Pada kesempatan itu, Audy juga tidak memungkiri bahwa sumber PAD Sumbar sangat terbatas hanya pada Pajak Kendaraan Bermotor (PKB), Bea Balik Nama Kendaraan Bermotor (BBNKB), pajak bahan bahan bakar kendaraan bermotor, pajak air permukaan, dan cukai rokok.
Bahkan, menurut Audy, justru pemerintah kabupaten/kota yang sebenarnya pendapatan daerahnya lebih banyak. “Kalau kabupaten/kota ada pajak bumi bangunan, pajak konsumen, hotel, dan rumah makan. Pendapatannya lebih banyak dibandingkan Pemprov,” tutur Audy.
Kenyataannya sekarang, proporsi PAD antara pemerintah kabupaten/kota di Sumbar dengan pemerintah pusat masih timpang. Bahkan, PAD pemerintah kabupaten/kota di Sumbar hanya 20 persen paling tinggi. Ada juga cuma 8 persen dan 7 persen.
“Kalau dibandingkan dengan DKI Jakarta, PAD-nya paling besar itu bisa mencapai Rp73 triliun. Sementara, Pemprov Sumbar cuma Rp2,7 triliun. Karena di Jakarta, dengan menerapkan digitalisasi, perantau yang masuk ke Jakarta, hotel dan restoran di Jakarta pajaknya dipotong,” kata Audy.
Oleh karena itu, Audy mendorong pemerintah kabupaten/kota harus banyak kreasi dan lebih kreatif. Audy mencontohkan kondisi di Kabupaten Kepulauan Mentawai. Jika daerah ini mampu menerapkan digitalisasi, maka potensi PAD akan sangat besar. Apalagi Mentawai didatangi oleh banyak sekali wisatawan mancanegara.

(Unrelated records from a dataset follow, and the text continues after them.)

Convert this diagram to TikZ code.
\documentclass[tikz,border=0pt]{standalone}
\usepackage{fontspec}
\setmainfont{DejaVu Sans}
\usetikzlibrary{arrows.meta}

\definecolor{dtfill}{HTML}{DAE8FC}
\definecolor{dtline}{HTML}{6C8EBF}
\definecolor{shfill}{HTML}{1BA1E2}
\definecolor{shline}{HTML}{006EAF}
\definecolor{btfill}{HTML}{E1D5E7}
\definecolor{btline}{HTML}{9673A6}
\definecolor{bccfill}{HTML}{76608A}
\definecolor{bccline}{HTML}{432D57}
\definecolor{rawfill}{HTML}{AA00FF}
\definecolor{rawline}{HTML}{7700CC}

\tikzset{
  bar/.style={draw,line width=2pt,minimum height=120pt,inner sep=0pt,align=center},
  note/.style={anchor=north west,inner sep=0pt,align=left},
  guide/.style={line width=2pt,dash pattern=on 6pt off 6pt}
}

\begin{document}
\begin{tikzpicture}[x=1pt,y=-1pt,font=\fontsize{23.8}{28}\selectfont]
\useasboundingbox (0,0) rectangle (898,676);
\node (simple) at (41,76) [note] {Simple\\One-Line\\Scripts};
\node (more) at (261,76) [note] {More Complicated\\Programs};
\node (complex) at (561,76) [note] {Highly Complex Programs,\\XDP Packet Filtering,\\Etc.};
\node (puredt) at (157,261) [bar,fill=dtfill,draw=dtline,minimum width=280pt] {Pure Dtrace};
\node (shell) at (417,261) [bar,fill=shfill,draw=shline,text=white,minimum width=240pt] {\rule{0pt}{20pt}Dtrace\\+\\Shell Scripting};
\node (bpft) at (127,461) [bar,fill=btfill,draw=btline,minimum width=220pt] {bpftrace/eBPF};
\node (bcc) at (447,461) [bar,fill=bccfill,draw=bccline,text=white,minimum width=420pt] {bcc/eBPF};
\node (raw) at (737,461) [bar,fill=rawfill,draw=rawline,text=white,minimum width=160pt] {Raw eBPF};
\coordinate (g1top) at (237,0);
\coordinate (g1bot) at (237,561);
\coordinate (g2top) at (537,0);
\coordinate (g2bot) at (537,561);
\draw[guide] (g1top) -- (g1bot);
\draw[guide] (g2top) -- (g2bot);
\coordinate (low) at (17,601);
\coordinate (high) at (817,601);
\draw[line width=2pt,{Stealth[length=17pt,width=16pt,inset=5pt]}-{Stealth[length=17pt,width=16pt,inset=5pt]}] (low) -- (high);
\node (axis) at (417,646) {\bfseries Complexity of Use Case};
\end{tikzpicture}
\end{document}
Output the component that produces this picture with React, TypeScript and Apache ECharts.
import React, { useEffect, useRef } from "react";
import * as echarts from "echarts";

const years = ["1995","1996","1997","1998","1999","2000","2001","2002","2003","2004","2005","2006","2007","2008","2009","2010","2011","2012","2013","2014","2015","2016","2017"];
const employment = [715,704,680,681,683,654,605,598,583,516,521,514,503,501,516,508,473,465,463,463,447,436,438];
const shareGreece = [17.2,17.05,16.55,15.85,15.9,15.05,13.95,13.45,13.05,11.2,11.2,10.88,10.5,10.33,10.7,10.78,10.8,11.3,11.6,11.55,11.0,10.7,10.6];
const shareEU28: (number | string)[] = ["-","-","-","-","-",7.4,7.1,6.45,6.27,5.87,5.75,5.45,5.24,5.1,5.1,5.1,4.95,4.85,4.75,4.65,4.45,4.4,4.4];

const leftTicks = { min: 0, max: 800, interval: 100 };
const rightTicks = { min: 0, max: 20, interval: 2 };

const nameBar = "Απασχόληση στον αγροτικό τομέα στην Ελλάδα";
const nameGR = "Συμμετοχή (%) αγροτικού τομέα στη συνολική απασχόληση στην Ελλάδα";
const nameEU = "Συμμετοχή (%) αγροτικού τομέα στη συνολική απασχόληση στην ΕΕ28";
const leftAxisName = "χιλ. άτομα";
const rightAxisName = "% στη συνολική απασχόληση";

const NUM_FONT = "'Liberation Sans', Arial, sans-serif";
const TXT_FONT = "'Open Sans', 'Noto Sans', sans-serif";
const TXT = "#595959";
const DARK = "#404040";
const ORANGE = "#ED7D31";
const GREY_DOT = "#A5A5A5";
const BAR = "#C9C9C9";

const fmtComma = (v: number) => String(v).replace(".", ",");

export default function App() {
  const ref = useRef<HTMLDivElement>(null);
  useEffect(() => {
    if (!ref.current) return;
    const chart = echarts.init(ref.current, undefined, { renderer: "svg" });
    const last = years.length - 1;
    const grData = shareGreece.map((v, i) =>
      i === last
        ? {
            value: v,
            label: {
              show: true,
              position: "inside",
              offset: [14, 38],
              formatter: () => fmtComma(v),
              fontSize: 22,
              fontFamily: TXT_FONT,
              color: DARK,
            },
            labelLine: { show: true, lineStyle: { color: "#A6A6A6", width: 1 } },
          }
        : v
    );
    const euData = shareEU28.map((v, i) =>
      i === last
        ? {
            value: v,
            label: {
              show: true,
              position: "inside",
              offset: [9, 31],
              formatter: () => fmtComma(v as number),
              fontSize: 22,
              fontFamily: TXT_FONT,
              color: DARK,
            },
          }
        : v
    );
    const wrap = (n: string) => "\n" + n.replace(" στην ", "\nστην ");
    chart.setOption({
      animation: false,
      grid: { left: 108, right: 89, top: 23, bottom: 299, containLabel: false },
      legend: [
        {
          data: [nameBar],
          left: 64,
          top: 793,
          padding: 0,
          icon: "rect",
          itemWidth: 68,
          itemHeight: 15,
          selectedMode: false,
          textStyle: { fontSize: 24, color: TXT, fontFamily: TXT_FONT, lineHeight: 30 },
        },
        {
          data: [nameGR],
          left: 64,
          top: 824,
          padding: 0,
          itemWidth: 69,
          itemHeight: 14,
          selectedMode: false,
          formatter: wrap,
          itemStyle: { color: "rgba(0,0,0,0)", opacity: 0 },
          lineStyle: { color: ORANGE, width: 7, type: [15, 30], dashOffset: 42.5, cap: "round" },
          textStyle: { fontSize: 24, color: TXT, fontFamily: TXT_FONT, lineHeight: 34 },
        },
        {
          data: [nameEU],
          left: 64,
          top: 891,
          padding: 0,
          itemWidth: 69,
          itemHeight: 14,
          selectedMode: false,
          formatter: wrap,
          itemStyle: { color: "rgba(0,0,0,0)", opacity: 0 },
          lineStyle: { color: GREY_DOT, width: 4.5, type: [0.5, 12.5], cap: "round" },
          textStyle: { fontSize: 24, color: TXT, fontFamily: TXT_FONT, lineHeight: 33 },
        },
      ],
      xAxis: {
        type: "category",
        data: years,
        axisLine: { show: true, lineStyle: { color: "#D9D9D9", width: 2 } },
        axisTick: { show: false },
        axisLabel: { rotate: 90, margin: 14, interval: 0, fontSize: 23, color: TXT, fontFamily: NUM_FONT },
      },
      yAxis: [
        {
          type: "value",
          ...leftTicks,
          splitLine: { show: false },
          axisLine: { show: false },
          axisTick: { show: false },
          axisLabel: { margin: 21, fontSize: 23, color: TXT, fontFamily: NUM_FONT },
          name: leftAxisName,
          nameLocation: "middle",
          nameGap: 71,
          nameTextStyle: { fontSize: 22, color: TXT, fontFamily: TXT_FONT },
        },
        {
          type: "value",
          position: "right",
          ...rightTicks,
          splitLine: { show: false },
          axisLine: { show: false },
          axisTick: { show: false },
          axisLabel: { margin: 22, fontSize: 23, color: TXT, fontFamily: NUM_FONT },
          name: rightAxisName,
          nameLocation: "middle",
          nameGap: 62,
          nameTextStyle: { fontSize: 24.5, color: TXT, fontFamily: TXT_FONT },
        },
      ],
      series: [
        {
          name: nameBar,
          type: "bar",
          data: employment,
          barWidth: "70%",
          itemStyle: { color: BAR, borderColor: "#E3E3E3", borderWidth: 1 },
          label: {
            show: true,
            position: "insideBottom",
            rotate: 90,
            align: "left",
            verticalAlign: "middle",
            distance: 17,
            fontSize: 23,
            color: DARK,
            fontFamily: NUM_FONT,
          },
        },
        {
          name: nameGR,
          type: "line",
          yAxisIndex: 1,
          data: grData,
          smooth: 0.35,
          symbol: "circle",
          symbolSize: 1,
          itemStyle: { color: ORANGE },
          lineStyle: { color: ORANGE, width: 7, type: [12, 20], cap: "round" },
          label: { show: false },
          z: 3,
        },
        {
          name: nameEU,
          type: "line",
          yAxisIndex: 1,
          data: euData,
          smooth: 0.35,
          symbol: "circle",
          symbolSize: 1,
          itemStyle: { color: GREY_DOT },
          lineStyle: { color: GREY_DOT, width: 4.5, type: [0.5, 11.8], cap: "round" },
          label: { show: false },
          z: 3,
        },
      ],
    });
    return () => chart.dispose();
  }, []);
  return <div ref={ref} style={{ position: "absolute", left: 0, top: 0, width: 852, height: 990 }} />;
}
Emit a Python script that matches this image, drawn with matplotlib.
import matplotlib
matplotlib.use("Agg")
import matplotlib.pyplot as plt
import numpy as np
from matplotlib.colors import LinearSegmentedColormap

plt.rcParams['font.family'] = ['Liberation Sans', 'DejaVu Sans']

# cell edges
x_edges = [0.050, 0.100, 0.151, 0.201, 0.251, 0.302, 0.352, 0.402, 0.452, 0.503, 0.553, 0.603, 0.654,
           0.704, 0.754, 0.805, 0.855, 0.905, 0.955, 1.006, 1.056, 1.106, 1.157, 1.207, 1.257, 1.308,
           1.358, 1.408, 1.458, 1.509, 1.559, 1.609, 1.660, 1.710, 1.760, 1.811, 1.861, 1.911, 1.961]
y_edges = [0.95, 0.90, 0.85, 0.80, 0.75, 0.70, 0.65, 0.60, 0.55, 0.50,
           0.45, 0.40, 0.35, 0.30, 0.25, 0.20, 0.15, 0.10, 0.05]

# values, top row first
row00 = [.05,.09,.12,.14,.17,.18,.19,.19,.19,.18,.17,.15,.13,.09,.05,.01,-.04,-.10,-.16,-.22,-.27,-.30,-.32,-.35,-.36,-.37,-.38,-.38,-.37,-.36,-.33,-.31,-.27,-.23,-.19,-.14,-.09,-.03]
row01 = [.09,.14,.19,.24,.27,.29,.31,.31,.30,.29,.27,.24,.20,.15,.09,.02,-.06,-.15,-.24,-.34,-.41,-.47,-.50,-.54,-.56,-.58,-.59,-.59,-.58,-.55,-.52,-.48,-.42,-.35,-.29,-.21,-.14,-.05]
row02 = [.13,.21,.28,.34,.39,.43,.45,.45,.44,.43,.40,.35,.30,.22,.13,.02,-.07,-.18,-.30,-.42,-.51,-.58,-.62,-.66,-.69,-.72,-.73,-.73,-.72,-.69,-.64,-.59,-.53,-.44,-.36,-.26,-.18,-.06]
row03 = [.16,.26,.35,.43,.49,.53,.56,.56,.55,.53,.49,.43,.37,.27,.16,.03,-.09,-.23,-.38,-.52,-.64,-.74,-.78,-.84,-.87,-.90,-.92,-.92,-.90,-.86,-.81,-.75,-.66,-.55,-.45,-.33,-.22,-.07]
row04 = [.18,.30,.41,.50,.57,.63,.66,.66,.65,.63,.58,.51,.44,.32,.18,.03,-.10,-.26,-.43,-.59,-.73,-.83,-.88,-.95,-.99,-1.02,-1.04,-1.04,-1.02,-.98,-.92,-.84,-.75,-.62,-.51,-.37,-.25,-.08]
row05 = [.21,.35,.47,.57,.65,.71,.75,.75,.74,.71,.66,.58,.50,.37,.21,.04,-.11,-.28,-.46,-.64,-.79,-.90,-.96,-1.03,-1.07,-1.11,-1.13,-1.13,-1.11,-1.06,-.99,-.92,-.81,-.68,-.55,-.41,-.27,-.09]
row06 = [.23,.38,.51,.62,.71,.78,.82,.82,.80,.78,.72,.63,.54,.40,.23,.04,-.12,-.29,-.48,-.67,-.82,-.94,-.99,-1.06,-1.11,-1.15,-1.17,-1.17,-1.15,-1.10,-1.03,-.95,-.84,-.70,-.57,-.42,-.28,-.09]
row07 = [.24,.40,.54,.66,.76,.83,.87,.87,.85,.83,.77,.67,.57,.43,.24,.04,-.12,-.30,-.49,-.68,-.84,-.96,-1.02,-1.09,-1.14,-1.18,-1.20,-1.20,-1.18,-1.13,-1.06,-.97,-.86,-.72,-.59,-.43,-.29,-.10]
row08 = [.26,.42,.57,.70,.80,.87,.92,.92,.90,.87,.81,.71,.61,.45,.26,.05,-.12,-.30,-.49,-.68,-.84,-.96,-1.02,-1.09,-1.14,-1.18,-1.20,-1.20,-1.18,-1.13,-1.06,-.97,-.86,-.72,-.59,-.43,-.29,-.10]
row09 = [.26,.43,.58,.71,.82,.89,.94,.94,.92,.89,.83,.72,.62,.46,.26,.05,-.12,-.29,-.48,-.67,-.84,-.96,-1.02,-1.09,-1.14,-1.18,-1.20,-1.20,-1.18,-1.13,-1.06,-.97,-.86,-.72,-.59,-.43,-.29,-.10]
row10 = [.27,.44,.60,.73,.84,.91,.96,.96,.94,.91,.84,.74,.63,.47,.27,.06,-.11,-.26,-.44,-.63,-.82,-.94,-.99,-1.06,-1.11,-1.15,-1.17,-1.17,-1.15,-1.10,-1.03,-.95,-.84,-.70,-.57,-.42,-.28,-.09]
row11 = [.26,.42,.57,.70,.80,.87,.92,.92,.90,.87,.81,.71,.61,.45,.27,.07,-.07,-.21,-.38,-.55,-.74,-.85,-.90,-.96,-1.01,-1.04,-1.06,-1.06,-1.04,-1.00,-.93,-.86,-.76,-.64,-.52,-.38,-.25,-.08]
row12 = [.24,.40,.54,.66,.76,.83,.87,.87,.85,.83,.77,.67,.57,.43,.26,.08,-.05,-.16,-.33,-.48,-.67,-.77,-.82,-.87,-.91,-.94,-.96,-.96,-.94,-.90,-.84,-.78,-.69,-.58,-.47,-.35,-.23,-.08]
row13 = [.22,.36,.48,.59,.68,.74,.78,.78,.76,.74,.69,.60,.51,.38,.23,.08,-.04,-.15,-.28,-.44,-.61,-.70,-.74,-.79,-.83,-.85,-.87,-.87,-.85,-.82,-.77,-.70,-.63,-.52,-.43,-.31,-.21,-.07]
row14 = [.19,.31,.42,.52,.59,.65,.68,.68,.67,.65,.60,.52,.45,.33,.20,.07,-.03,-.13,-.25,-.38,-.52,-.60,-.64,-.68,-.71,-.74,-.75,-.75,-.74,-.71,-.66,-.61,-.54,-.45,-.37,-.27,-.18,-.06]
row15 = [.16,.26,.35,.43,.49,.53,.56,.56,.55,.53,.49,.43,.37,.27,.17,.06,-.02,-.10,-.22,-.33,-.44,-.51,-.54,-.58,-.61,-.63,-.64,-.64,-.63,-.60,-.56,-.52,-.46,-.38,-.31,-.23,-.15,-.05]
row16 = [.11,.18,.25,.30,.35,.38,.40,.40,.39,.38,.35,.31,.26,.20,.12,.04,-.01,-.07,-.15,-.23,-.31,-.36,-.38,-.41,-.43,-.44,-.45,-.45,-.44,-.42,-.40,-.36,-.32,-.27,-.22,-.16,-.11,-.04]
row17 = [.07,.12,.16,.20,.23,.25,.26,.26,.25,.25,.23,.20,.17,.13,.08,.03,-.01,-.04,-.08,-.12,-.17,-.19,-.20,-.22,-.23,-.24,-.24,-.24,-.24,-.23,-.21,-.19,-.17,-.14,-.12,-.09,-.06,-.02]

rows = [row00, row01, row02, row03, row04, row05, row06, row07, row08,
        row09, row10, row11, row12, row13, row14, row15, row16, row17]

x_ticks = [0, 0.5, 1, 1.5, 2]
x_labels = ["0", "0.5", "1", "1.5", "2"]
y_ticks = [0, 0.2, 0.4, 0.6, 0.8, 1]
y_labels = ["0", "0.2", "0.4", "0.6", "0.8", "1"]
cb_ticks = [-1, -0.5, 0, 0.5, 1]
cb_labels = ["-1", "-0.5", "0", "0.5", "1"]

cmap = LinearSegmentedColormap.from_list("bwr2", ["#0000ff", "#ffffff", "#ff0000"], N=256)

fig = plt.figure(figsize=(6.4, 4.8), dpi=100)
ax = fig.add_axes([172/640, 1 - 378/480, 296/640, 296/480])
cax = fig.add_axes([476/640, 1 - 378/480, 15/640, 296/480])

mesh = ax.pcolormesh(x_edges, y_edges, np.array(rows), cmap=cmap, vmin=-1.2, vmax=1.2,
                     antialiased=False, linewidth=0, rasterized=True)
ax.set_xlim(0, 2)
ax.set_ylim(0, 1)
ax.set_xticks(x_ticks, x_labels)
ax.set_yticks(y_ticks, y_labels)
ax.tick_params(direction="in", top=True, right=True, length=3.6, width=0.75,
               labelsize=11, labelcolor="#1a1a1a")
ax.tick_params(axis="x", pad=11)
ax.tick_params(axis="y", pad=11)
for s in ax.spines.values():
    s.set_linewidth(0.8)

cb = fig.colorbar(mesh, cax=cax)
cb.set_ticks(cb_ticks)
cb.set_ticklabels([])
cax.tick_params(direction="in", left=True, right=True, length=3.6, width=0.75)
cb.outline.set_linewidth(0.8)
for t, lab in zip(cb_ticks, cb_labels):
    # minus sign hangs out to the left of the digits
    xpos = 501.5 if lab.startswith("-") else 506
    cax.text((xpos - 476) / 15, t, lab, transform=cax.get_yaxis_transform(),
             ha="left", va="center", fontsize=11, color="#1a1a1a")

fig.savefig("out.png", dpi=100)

“Bayangkan saja jika wisatawan mengeluarkan biaya USD100 per hari, sementara mereka tinggal selama 10 hari, berapa ratus miliar uang masuk. Jika saja pajak diambil 10 persen saja dari 90 ribu wisatawan, maka PAD Mentawai luar biasa, bisa mencapai USD900.000,” tuturnya.